Emotional manipulation can be subtle — guilt-tripping, gaslighting, using your vulnerabilities against you. Over time, it quietly dismantles the trust that holds a relationship together. If your partner shapes your daily life through fear or guilt rather than genuine connection, that's a warning sign that goes far beyond a rough patch. Is avoiding loneliness really worth that cost?

5. You can't truly talk to each other

Open, honest communication isn't just a nice-to-have — it's what keeps two people genuinely close. When you can't share your thoughts, fears, or feelings without tension or silence, the emotional distance between you grows whether you acknowledge it or not. How much of that disconnection are you willing to live with, just to say you're not alone?
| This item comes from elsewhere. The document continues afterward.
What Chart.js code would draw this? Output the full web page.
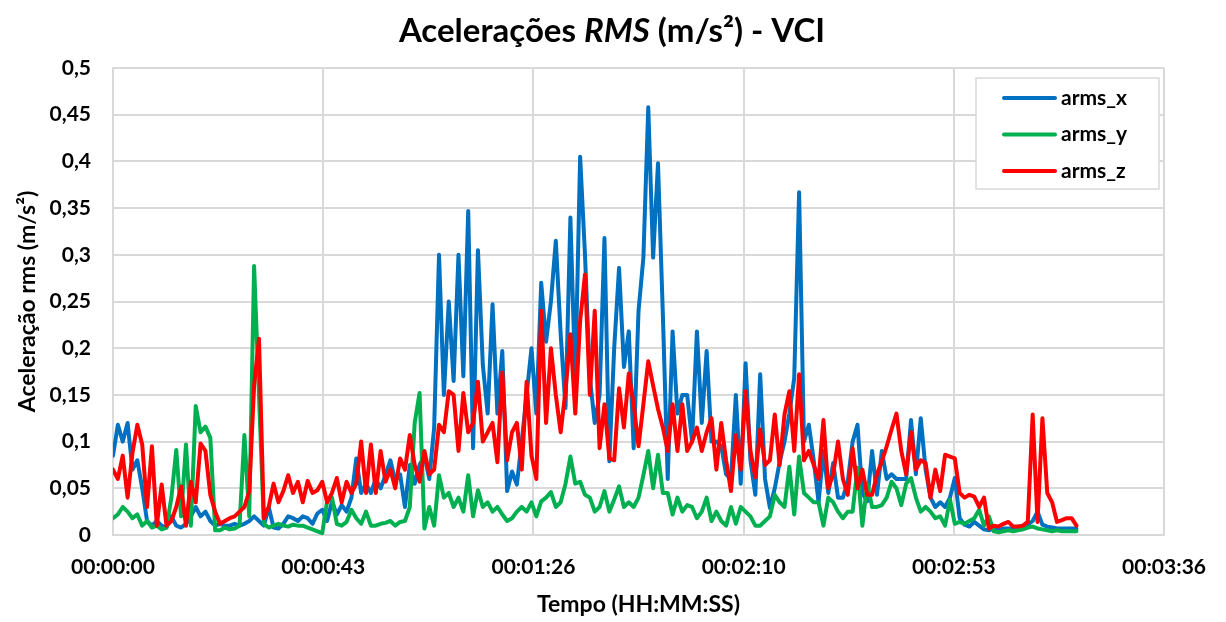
<!DOCTYPE html>
<html>
<head>
<meta charset="utf-8">
<script src="https://cdn.jsdelivr.net/npm/chart.js@4.4.1/dist/chart.umd.min.js"></script>
<style>
  html, body { margin: 0; padding: 0; background: #fff; }
  canvas { display: block; }
</style>
</head>
<body>
<canvas id="grafico" width="1226" height="622"></canvas>
<script>
// tempo em segundos (1 amostra por segundo)
const tempo = [
  0,1,2,3,4,5,6,7,8,9,10,11,12,13,14,15,16,17,18,19,
  20,21,22,23,24,25,26,27,28,29,30,31,32,33,34,35,36,37,38,39,
  40,41,42,43,44,45,46,47,48,49,50,51,52,53,54,55,56,57,58,59,
  60,61,62,63,64,65,66,67,68,69,70,71,72,73,74,75,76,77,78,79,
  80,81,82,83,84,85,86,87,88,89,90,91,92,93,94,95,96,97,98,99,
  100,101,102,103,104,105,106,107,108,109,110,111,112,113,114,115,116,117,118,119,
  120,121,122,123,124,125,126,127,128,129,130,131,132,133,134,135,136,137,138,139,
  140,141,142,143,144,145,146,147,148,149,150,151,152,153,154,155,156,157,158,159,
  160,161,162,163,164,165,166,167,168,169,170,171,172,173,174,175,176,177,178,179,
  180,181,182,183,184,185,186,187,188,189,190,191,192,193,194,195,196,197,198
];

const arms_x = [
  0.085, 0.118, 0.10, 0.12, 0.07, 0.08, 0.05, 0.015, 0.01, 0.015,
  0.01, 0.008, 0.02, 0.01, 0.008, 0.012, 0.02, 0.03, 0.02, 0.025,
  0.015, 0.01, 0.012, 0.01, 0.01, 0.012, 0.01, 0.012, 0.015, 0.02,
  0.015, 0.01, 0.03, 0.008, 0.007, 0.012, 0.02, 0.018, 0.015, 0.02,
  0.018, 0.012, 0.023, 0.027, 0.015, 0.036, 0.022, 0.032, 0.025, 0.04,
  0.082, 0.045, 0.055, 0.045, 0.06, 0.05, 0.064, 0.08, 0.058, 0.065,
  0.03, 0.075, 0.055, 0.075, 0.085, 0.06, 0.115, 0.30, 0.15, 0.25,
  0.165, 0.30, 0.17, 0.347, 0.093, 0.305, 0.182, 0.13, 0.247, 0.13,
  0.197, 0.047, 0.068, 0.054, 0.1, 0.15, 0.2, 0.13, 0.27, 0.207,
  0.25, 0.315, 0.215, 0.136, 0.34, 0.165, 0.405, 0.3, 0.168, 0.12,
  0.15, 0.318, 0.079, 0.2, 0.286, 0.18, 0.218, 0.093, 0.24, 0.297,
  0.458, 0.297, 0.398, 0.236, 0.06, 0.218, 0.13, 0.15, 0.15, 0.1,
  0.218, 0.12, 0.197, 0.1, 0.1, 0.095, 0.065, 0.06, 0.15, 0.055,
  0.184, 0.08, 0.043, 0.172, 0.06, 0.029, 0.05, 0.078, 0.1, 0.13,
  0.168, 0.367, 0.1, 0.118, 0.08, 0.035, 0.09, 0.045, 0.077, 0.04,
  0.04, 0.057, 0.1, 0.118, 0.045, 0.036, 0.09, 0.043, 0.09, 0.06,
  0.065, 0.06, 0.06, 0.06, 0.123, 0.065, 0.125, 0.07, 0.04, 0.03,
  0.035, 0.03, 0.04, 0.061, 0.018, 0.011, 0.009, 0.014, 0.01, 0.006,
  0.005, 0.007, 0.005, 0.007, 0.007, 0.007, 0.009, 0.01, 0.011, 0.015,
  0.025, 0.011, 0.009, 0.008, 0.007, 0.007, 0.007, 0.007, 0.007
];

const arms_y = [
  0.018, 0.022, 0.03, 0.025, 0.018, 0.022, 0.01, 0.015, 0.008, 0.01,
  0.006, 0.008, 0.04, 0.091, 0.02, 0.097, 0.01, 0.138, 0.11, 0.116,
  0.104, 0.005, 0.005, 0.008, 0.006, 0.007, 0.01, 0.107, 0.02, 0.288,
  0.15, 0.012, 0.008, 0.01, 0.012, 0.01, 0.009, 0.011, 0.01, 0.01,
  0.008, 0.006, 0.004, 0.002, 0.036, 0.04, 0.012, 0.01, 0.014, 0.027,
  0.018, 0.012, 0.025, 0.01, 0.01, 0.012, 0.013, 0.015, 0.01, 0.014,
  0.015, 0.03, 0.12, 0.152, 0.007, 0.03, 0.01, 0.064, 0.04, 0.045,
  0.03, 0.04, 0.025, 0.064, 0.02, 0.048, 0.03, 0.035, 0.025, 0.03,
  0.022, 0.015, 0.018, 0.025, 0.03, 0.025, 0.035, 0.02, 0.036, 0.04,
  0.046, 0.03, 0.035, 0.055, 0.084, 0.055, 0.057, 0.043, 0.04, 0.025,
  0.03, 0.047, 0.025, 0.038, 0.052, 0.03, 0.035, 0.03, 0.04, 0.064,
  0.09, 0.05, 0.086, 0.045, 0.045, 0.022, 0.04, 0.025, 0.032, 0.03,
  0.018, 0.025, 0.04, 0.015, 0.025, 0.015, 0.01, 0.03, 0.012, 0.03,
  0.025, 0.02, 0.01, 0.01, 0.015, 0.02, 0.043, 0.035, 0.03, 0.073,
  0.022, 0.084, 0.045, 0.04, 0.035, 0.035, 0.01, 0.04, 0.035, 0.025,
  0.018, 0.025, 0.025, 0.072, 0.01, 0.055, 0.03, 0.03, 0.032, 0.04,
  0.057, 0.05, 0.032, 0.055, 0.061, 0.04, 0.025, 0.03, 0.025, 0.018,
  0.02, 0.01, 0.038, 0.012, 0.014, 0.012, 0.015, 0.018, 0.027, 0.01,
  0.02, 0.004, 0.003, 0.004, 0.005, 0.004, 0.005, 0.006, 0.008, 0.009,
  0.007, 0.006, 0.005, 0.004, 0.005, 0.004, 0.004, 0.004, 0.004
];

const arms_z = [
  0.07, 0.06, 0.085, 0.04, 0.088, 0.118, 0.097, 0.03, 0.095, 0.01,
  0.054, 0.01, 0.015, 0.03, 0.052, 0.01, 0.057, 0.035, 0.098, 0.09,
  0.043, 0.025, 0.012, 0.015, 0.018, 0.02, 0.025, 0.03, 0.047, 0.16,
  0.21, 0.018, 0.03, 0.055, 0.035, 0.047, 0.064, 0.045, 0.057, 0.035,
  0.058, 0.045, 0.048, 0.057, 0.035, 0.045, 0.061, 0.035, 0.057, 0.045,
  0.055, 0.1, 0.045, 0.097, 0.045, 0.09, 0.057, 0.07, 0.05, 0.082,
  0.07, 0.107, 0.075, 0.057, 0.09, 0.065, 0.07, 0.118, 0.11, 0.154,
  0.15, 0.09, 0.152, 0.11, 0.12, 0.164, 0.1, 0.11, 0.12, 0.078,
  0.174, 0.08, 0.11, 0.12, 0.07, 0.164, 0.085, 0.06, 0.24, 0.12,
  0.2, 0.15, 0.11, 0.155, 0.215, 0.13, 0.229, 0.279, 0.15, 0.24,
  0.093, 0.14, 0.082, 0.08, 0.157, 0.115, 0.173, 0.14, 0.095, 0.14,
  0.186, 0.16, 0.135, 0.115, 0.09, 0.14, 0.09, 0.14, 0.09, 0.1,
  0.115, 0.09, 0.11, 0.125, 0.07, 0.12, 0.08, 0.047, 0.107, 0.07,
  0.154, 0.09, 0.062, 0.113, 0.075, 0.08, 0.129, 0.075, 0.129, 0.154,
  0.09, 0.172, 0.08, 0.09, 0.075, 0.06, 0.123, 0.05, 0.065, 0.1,
  0.06, 0.043, 0.093, 0.05, 0.07, 0.043, 0.043, 0.065, 0.079, 0.095,
  0.113, 0.13, 0.09, 0.065, 0.11, 0.07, 0.08, 0.077, 0.04, 0.07,
  0.047, 0.086, 0.084, 0.082, 0.045, 0.04, 0.043, 0.041, 0.03, 0.04,
  0.007, 0.01, 0.009, 0.012, 0.014, 0.009, 0.009, 0.01, 0.014, 0.129,
  0.014, 0.125, 0.045, 0.035, 0.014, 0.016, 0.018, 0.018, 0.01
];

// eixo do tempo: 0 a 0,0025 dia (216 s), unidade principal 43,2 s
const ticksTempo = [0, 43.2, 86.4, 129.6, 172.8, 216];
const rotulosTempo = ['00:00:00', '00:00:43', '00:01:26', '00:02:10', '00:02:53', '00:03:36'];
const ticksAcel = [0, 0.05, 0.1, 0.15, 0.2, 0.25, 0.3, 0.35, 0.4, 0.45, 0.5];

const fonte = 'Lato, "Open Sans", sans-serif';
const cinza = '#d9d9d9';

function pontos(serie) {
  return tempo.map((t, i) => ({ x: t, y: serie[i] }));
}

// titulo com "RMS" em italico
const tituloPlugin = {
  id: 'titulo',
  afterDraw(chart) {
    const ctx = chart.ctx;
    const partes = [
      { txt: 'Acelerações ', f: 'bold 33px ' + fonte },
      { txt: 'RMS', f: 'italic bold 33px ' + fonte },
      { txt: ' (m/s²) - VCI', f: 'bold 33px ' + fonte }
    ];
    ctx.save();
    let total = 0;
    partes.forEach(p => { ctx.font = p.f; p.w = ctx.measureText(p.txt).width; total += p.w; });
    let x = 612 - total / 2;
    ctx.fillStyle = '#000';
    ctx.textBaseline = 'alphabetic';
    partes.forEach(p => { ctx.font = p.f; ctx.fillText(p.txt, x, 42); x += p.w; });
    ctx.restore();
  }
};

// legenda dentro da area do grafico, como no Excel
const legendaPlugin = {
  id: 'legendaCaixa',
  afterDraw(chart) {
    const ctx = chart.ctx;
    const bx = 976, by = 78, bw = 183, bh = 111;
    ctx.save();
    ctx.fillStyle = '#fff';
    ctx.fillRect(bx, by, bw, bh);
    ctx.strokeStyle = cinza;
    ctx.lineWidth = 1.5;
    ctx.strokeRect(bx, by, bw, bh);
    ctx.font = 'bold 21px ' + fonte;
    ctx.textBaseline = 'middle';
    chart.data.datasets.forEach((ds, i) => {
      const y = 98 + i * 36.5;
      ctx.strokeStyle = ds.borderColor;
      ctx.lineWidth = 4;
      ctx.lineCap = 'round';
      ctx.beginPath();
      ctx.moveTo(1004, y);
      ctx.lineTo(1055, y);
      ctx.stroke();
      ctx.fillStyle = '#000';
      ctx.fillText(ds.label, 1061, y);
    });
    ctx.restore();
  }
};

new Chart(document.getElementById('grafico'), {
  type: 'line',
  data: {
    datasets: [
      { label: 'arms_x', data: pontos(arms_x), borderColor: '#0070C0', order: 3 },
      { label: 'arms_y', data: pontos(arms_y), borderColor: '#00B050', order: 2 },
      { label: 'arms_z', data: pontos(arms_z), borderColor: '#FF0000', order: 1 }
    ]
  },
  options: {
    responsive: false,
    animation: false,
    devicePixelRatio: 1,
    layout: { padding: { top: 68, right: 56, left: 0, bottom: 0 } },
    elements: {
      line: { borderWidth: 4, tension: 0, borderJoinStyle: 'round', borderCapStyle: 'round' },
      point: { radius: 0 }
    },
    plugins: {
      legend: { display: false },
      title: { display: false },
      tooltip: { enabled: false }
    },
    scales: {
      x: {
        type: 'linear',
        min: 0,
        max: 216,
        afterBuildTicks: s => { s.ticks = ticksTempo.map(v => ({ value: v })); },
        afterFit: s => { s.height = 87; },
        ticks: {
          callback: (v, i) => rotulosTempo[i],
          font: { family: fonte, size: 21, weight: 'bold' },
          color: '#000',
          padding: 20,
          maxRotation: 0,
          autoSkip: false
        },
        grid: { color: cinza, lineWidth: 2, drawTicks: false },
        border: { color: cinza, width: 2 },
        title: {
          display: true,
          text: 'Tempo (HH:MM:SS)',
          font: { family: fonte, size: 23, weight: 'bold' },
          color: '#000',
          padding: { top: 0, bottom: 4 }
        }
      },
      y: {
        min: 0,
        max: 0.5,
        afterBuildTicks: s => { s.ticks = ticksAcel.map(v => ({ value: v })); },
        afterFit: s => { s.width = 113; },
        ticks: {
          callback: v => String(Math.round(v * 100) / 100).replace('.', ','),
          font: { family: fonte, size: 21, weight: 'bold' },
          color: '#000',
          padding: 22
        },
        grid: { color: cinza, lineWidth: 2, drawTicks: false },
        border: { color: cinza, width: 2 },
        title: {
          display: true,
          text: 'Aceleração rms (m/s²)',
          font: { family: fonte, size: 23, weight: 'bold' },
          color: '#000',
          padding: { top: 14, bottom: 0 }
        }
      }
    }
  },
  plugins: [tituloPlugin, legendaPlugin]
});
</script>
</body>
</html>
6. There's no real support

Feeling supported by your partner — in your goals, your struggles, your everyday doubts — is one of the quiet essentials of a fulfilling relationship. If your partner is absent when it matters most, or simply uninterested in your growth, that absence shapes your life in ways that go beyond the relationship itself. You deserve someone who's genuinely in your corner.

7. You're building a future alone

A relationship only makes sense long-term if both people are moving in the same direction. If you feel like you're the only one thinking about the future — making plans, imagining a shared life — that uncertainty is exhausting and isolating. A future worth having is built together, not dragged forward by one person. Is settling for that ambiguity really better than the alternative?

Why self-awareness changes everything

Many of these patterns live quietly in the back of your mind. You may already sense something is off — but fear keeps you from acting on it. Self-awareness is one of the most powerful tools you have when facing the fear of being alone. When you're clear about what you genuinely need from a relationship, and honest about what you're actually getting, something shifts. That clarity brings confidence — and eventually, peace.

You deserve more than fear-based love

It's not easy to say out loud, but you deserve better than a relationship that drains you. Staying out of fear doesn't protect your happiness — it postpones it. Your self-worth, your emotional wellbeing, and your future matter far too much to be sacrificed at the altar of not being alone. Don't let the fear of an empty space keep you in one that's already hollow.